Vivre dans la dignité
J’ai été très frappée qu’Henri Caillavet meure dans sa 100ième année et si je ne me suis bien sûr pas réjouie de sa mort, je l’ai fait de constater que cette mort fut tardive et naturelle.
Henri Caillavet, ancien Ministre, parlementaire prestigieux, auteur de nombreuses lois et projets de lois, a présidé à deux reprises l’association « Droit de Mourir dans la Dignité ». Je ne sais rien de sa mort, ni des années qui l’ont précédée, mais je pense qu’elles furent en conformité avec cette dignité dont il a été l’ardent défenseur.
Il démontre en tout cas qu’on peut aborder le grand, voire le très grand âge, et demeurer dans cette dignité et dans ce désir de vivre qui est celui des candidats centenaires.

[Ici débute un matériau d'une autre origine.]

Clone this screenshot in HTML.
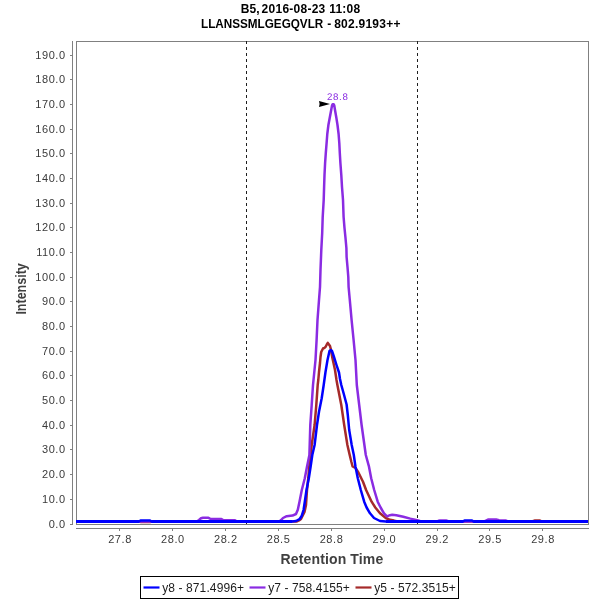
<!DOCTYPE html>
<html lang="en"><head><meta charset="utf-8"><title>B5 chromatogram</title>
<style>html,body{margin:0;padding:0;background:#fff;overflow:hidden}svg{display:block}text{font-family:"Liberation Sans",Arial,Helvetica,sans-serif}</style>
</head><body>
<svg width="600" height="600" viewBox="0 0 600 600">
<rect x="0" y="0" width="600" height="600" fill="#ffffff"/>
<g font-weight="bold" font-size="12px" fill="#000" text-anchor="start">
<text x="240.8" y="13.2">B5,</text>
<text x="261.6" y="13.2" textLength="98.6" lengthAdjust="spacing">2016-08-23 11:08</text>
<text x="201" y="28" textLength="122.3" lengthAdjust="spacingAndGlyphs">LLANSSMLGEGQVLR</text>
<text x="327.2" y="28">-</text>
<text x="334.2" y="28" textLength="66.2" lengthAdjust="spacing">802.9193++</text>
</g>
<g shape-rendering="crispEdges" stroke="#808080" stroke-width="1" fill="none">
<rect x="76.5" y="41.5" width="512" height="483"/>
<line x1="72.5" y1="41" x2="72.5" y2="525"/>
<line x1="76" y1="528.5" x2="589" y2="528.5"/>
<line x1="70" y1="524.5" x2="72" y2="524.5"/>
<line x1="70" y1="499.5" x2="72" y2="499.5"/>
<line x1="70" y1="474.5" x2="72" y2="474.5"/>
<line x1="70" y1="449.5" x2="72" y2="449.5"/>
<line x1="70" y1="425.5" x2="72" y2="425.5"/>
<line x1="70" y1="400.5" x2="72" y2="400.5"/>
<line x1="70" y1="375.5" x2="72" y2="375.5"/>
<line x1="70" y1="351.5" x2="72" y2="351.5"/>
<line x1="70" y1="326.5" x2="72" y2="326.5"/>
<line x1="70" y1="301.5" x2="72" y2="301.5"/>
<line x1="70" y1="277.5" x2="72" y2="277.5"/>
<line x1="70" y1="252.5" x2="72" y2="252.5"/>
<line x1="70" y1="227.5" x2="72" y2="227.5"/>
<line x1="70" y1="203.5" x2="72" y2="203.5"/>
<line x1="70" y1="178.5" x2="72" y2="178.5"/>
<line x1="70" y1="153.5" x2="72" y2="153.5"/>
<line x1="70" y1="129.5" x2="72" y2="129.5"/>
<line x1="70" y1="104.5" x2="72" y2="104.5"/>
<line x1="70" y1="79.5" x2="72" y2="79.5"/>
<line x1="70" y1="55.5" x2="72" y2="55.5"/>
<line x1="119.5" y1="529" x2="119.5" y2="531"/>
<line x1="172.5" y1="529" x2="172.5" y2="531"/>
<line x1="225.5" y1="529" x2="225.5" y2="531"/>
<line x1="278.5" y1="529" x2="278.5" y2="531"/>
<line x1="331.5" y1="529" x2="331.5" y2="531"/>
<line x1="384.5" y1="529" x2="384.5" y2="531"/>
<line x1="437.5" y1="529" x2="437.5" y2="531"/>
<line x1="489.5" y1="529" x2="489.5" y2="531"/>
<line x1="542.5" y1="529" x2="542.5" y2="531"/>
</g>
<g font-size="11px" fill="#3a3a3a" text-anchor="end" letter-spacing="0.55">
<text x="65.6" y="528.0">0.0</text>
<text x="65.6" y="503.0">10.0</text>
<text x="65.6" y="478.0">20.0</text>
<text x="65.6" y="453.0">30.0</text>
<text x="65.6" y="429.0">40.0</text>
<text x="65.6" y="404.0">50.0</text>
<text x="65.6" y="379.0">60.0</text>
<text x="65.6" y="355.0">70.0</text>
<text x="65.6" y="330.0">80.0</text>
<text x="65.6" y="305.0">90.0</text>
<text x="65.6" y="281.0">100.0</text>
<text x="65.6" y="256.0">110.0</text>
<text x="65.6" y="231.0">120.0</text>
<text x="65.6" y="207.0">130.0</text>
<text x="65.6" y="182.0">140.0</text>
<text x="65.6" y="157.0">150.0</text>
<text x="65.6" y="133.0">160.0</text>
<text x="65.6" y="108.0">170.0</text>
<text x="65.6" y="83.0">180.0</text>
<text x="65.6" y="59.0">190.0</text>
</g>
<g font-size="11px" fill="#3a3a3a" text-anchor="middle" letter-spacing="0.55">
<text x="120.0" y="543">27.8</text>
<text x="172.9" y="543">28.0</text>
<text x="225.8" y="543">28.2</text>
<text x="278.6" y="543">28.5</text>
<text x="331.5" y="543">28.8</text>
<text x="384.4" y="543">29.0</text>
<text x="437.2" y="543">29.2</text>
<text x="490.1" y="543">29.5</text>
<text x="543.0" y="543">29.8</text>
</g>
<g font-weight="bold" font-size="14px" fill="#404040">
<text x="280.6" y="563.7" textLength="102.6" lengthAdjust="spacing">Retention Time</text>
<text transform="translate(26,314.6) rotate(-90)" x="0" y="0" textLength="51.4" lengthAdjust="spacingAndGlyphs">Intensity</text>
</g>
<g stroke="#1e1e1e" stroke-width="1" stroke-dasharray="3,3" shape-rendering="crispEdges">
<line x1="246.5" y1="41" x2="246.5" y2="524"/>
<line x1="417.5" y1="41" x2="417.5" y2="524"/>
</g>
<g fill="none" stroke-linejoin="round" stroke-linecap="butt">
<polyline stroke="#a52a2a" stroke-width="2.5" points="76.0,521.5 139.0,521.5 141.0,522.0 150.0,522.0 152.0,521.5 297.0,521.5 299.0,520.5 301.0,519.0 304.5,512.0 306.0,505.0 307.0,490.0 308.3,478.0 309.4,465.0 311.7,445.0 314.6,425.0 316.3,405.0 317.7,385.0 318.3,380.0 319.0,372.0 320.0,363.0 320.5,357.0 321.2,352.0 323.0,348.5 324.5,347.8 325.5,347.0 326.8,344.5 327.8,342.9 330.0,346.0 330.8,349.0 332.4,358.0 333.5,363.0 335.0,370.0 336.5,380.0 337.4,385.0 341.3,405.0 344.2,425.0 347.4,445.0 349.7,455.0 351.4,462.0 352.6,466.5 355.5,468.0 358.4,472.5 363.0,481.8 366.1,490.0 371.6,501.7 375.3,507.5 380.0,513.3 385.8,518.0 390.0,519.8 394.0,520.6 398.0,521.5 532.0,521.5 533.5,520.9 535.0,520.5 540.0,520.5 542.0,521.5 588.0,521.5"/>
<polyline stroke="#8a2be2" stroke-width="2.5" points="76.0,521.5 197.0,521.5 199.0,520.0 201.0,518.3 203.0,517.7 208.0,517.7 210.0,518.7 221.0,519.0 223.0,519.9 235.0,520.2 237.0,521.5 279.0,521.5 280.8,520.3 283.0,518.0 286.7,516.2 292.5,515.6 296.0,514.0 297.8,509.8 299.5,501.7 301.8,490.0 304.8,478.3 307.0,466.7 309.4,455.0 310.3,425.0 311.7,405.0 313.0,385.0 315.5,360.0 316.6,340.0 317.5,320.0 319.0,300.0 320.0,287.0 320.5,270.0 321.3,250.0 322.2,233.0 322.7,217.0 323.7,200.0 324.1,187.0 324.5,175.0 325.1,163.0 325.8,153.0 326.6,143.0 327.3,134.0 328.4,125.0 329.7,118.0 331.2,110.0 332.0,105.6 332.6,104.3 333.7,104.3 334.3,105.6 335.0,110.0 336.4,118.0 337.5,125.0 338.6,134.0 339.3,143.0 339.8,153.0 340.4,163.0 341.3,175.0 342.0,187.0 343.0,200.0 343.6,217.0 344.5,228.0 345.5,238.0 346.4,248.0 346.6,257.0 347.5,267.0 348.3,277.0 348.6,287.0 349.8,300.0 351.6,320.0 353.6,340.0 355.5,360.0 356.8,385.0 359.2,405.0 361.6,425.0 364.4,445.0 365.8,455.0 369.0,466.7 371.2,478.3 374.2,490.0 377.7,501.7 380.6,507.5 384.0,513.3 387.0,516.3 390.0,515.2 392.2,514.8 396.3,515.2 403.3,516.8 410.3,518.6 415.0,519.6 420.0,521.0 424.0,521.5 437.0,521.5 438.5,520.8 440.0,520.5 446.0,520.5 449.0,521.5 484.0,521.5 485.5,520.8 488.0,519.6 496.0,519.4 499.0,520.3 506.0,520.6 508.0,521.5 588.0,521.5"/>
<polyline stroke="#0000ff" stroke-width="2.5" points="76.0,521.5 139.0,521.5 140.5,520.5 150.0,520.5 151.5,521.5 292.0,521.5 296.0,521.0 299.5,519.2 301.8,515.7 303.6,509.8 304.8,501.7 306.5,490.0 308.8,478.3 310.6,466.7 312.3,455.0 314.6,445.0 317.0,425.0 319.0,411.7 321.7,398.3 323.7,385.0 325.5,372.0 327.5,360.0 329.5,351.0 330.8,350.0 332.0,351.0 334.0,357.0 336.5,365.0 339.0,372.5 340.0,379.0 341.3,385.0 343.8,394.0 346.6,404.5 347.8,415.0 349.2,430.0 351.7,445.0 353.8,455.0 355.5,466.7 357.8,478.3 360.8,490.0 364.2,501.7 366.6,507.5 370.0,513.3 374.0,518.0 380.0,521.0 385.8,521.6 463.0,521.5 464.5,520.5 472.0,520.5 473.5,521.5 588.0,521.5"/>
<path stroke="#0000ff" stroke-width="3" d="M76,521.5H139M151.5,521.5H292M386,521.5H463M473.5,521.5H588"/>
</g>
<polygon points="319,101 330,104 319,107 319.6,104" fill="#000"/>
<text x="327" y="100" font-size="9.7px" text-rendering="geometricPrecision" fill="#8a2be2" letter-spacing="0.65">28.8</text>
<rect x="140.5" y="576.5" width="318" height="22" fill="#fff" stroke="#000" stroke-width="1" shape-rendering="crispEdges"/>
<g stroke-width="2.2" fill="none">
<line x1="143.5" y1="587.5" x2="159.5" y2="587.5" stroke="#0000ff"/>
<line x1="249.5" y1="587.5" x2="265.5" y2="587.5" stroke="#8a2be2"/>
<line x1="355.5" y1="587.5" x2="371.5" y2="587.5" stroke="#a52a2a"/>
</g>
<g font-size="12px" fill="#1c1c1c">
<text x="162.2" y="591.7" textLength="81.8" lengthAdjust="spacing">y8 - 871.4996+</text>
<text x="268.3" y="591.7" textLength="81.5" lengthAdjust="spacing">y7 - 758.4155+</text>
<text x="374.3" y="591.7" textLength="81.4" lengthAdjust="spacing">y5 - 572.3515+</text>
</g>
</svg>
</body></html>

Tous les gériatres le confirment : la demande d’euthanasie est très rare quand l’âge prévisible de la mort approche et c’est tant mieux.
Cette disposition n’est pour autant pas générale : beaucoup (en proportion des autres décennies) d’âgés se suicident. A chaque dizaine d’années que l’on gagne, le taux de suicide augmente. Au dessus de 80 ans, il est trois fois supérieur à la moyenne nationale tous âges confondus (44/100 000 au lieu de 15/100 000) et 3000 âgés se suicident chaque année.
Je n’ai pas de chiffre précis, on s’en doute, mais l’expérience des médecins et en particulier des gériatres montre que la demande d’euthanasie de la part de la personne elle-même est à ces âges pratiquement nulle (ce n’est pas le cas de la demande des familles).
Tout se passe comme si les âgés qui voulaient en finir avec la vie ne comptaient que sur eux-mêmes. Leur suicide est radical, sans possibilité de voir leur main retenue et se fait par arme à feu, pendaison ou défenestration. Hors de ce groupe, relativement faible en nombre, plus la vie devient vulnérable et fragile, plus on a à la défendre, plus on désire continuer à vivre. L’expérience de mes malades m’a aussi enseigné ce principe.
Henri Caillavet (et heureusement tant d’autres) a démontré que l’on pouvait vivre jusqu’au bout dans la dignité, et je l’espère davantage : dans l’honneur, le respect et l’affection, le bien être.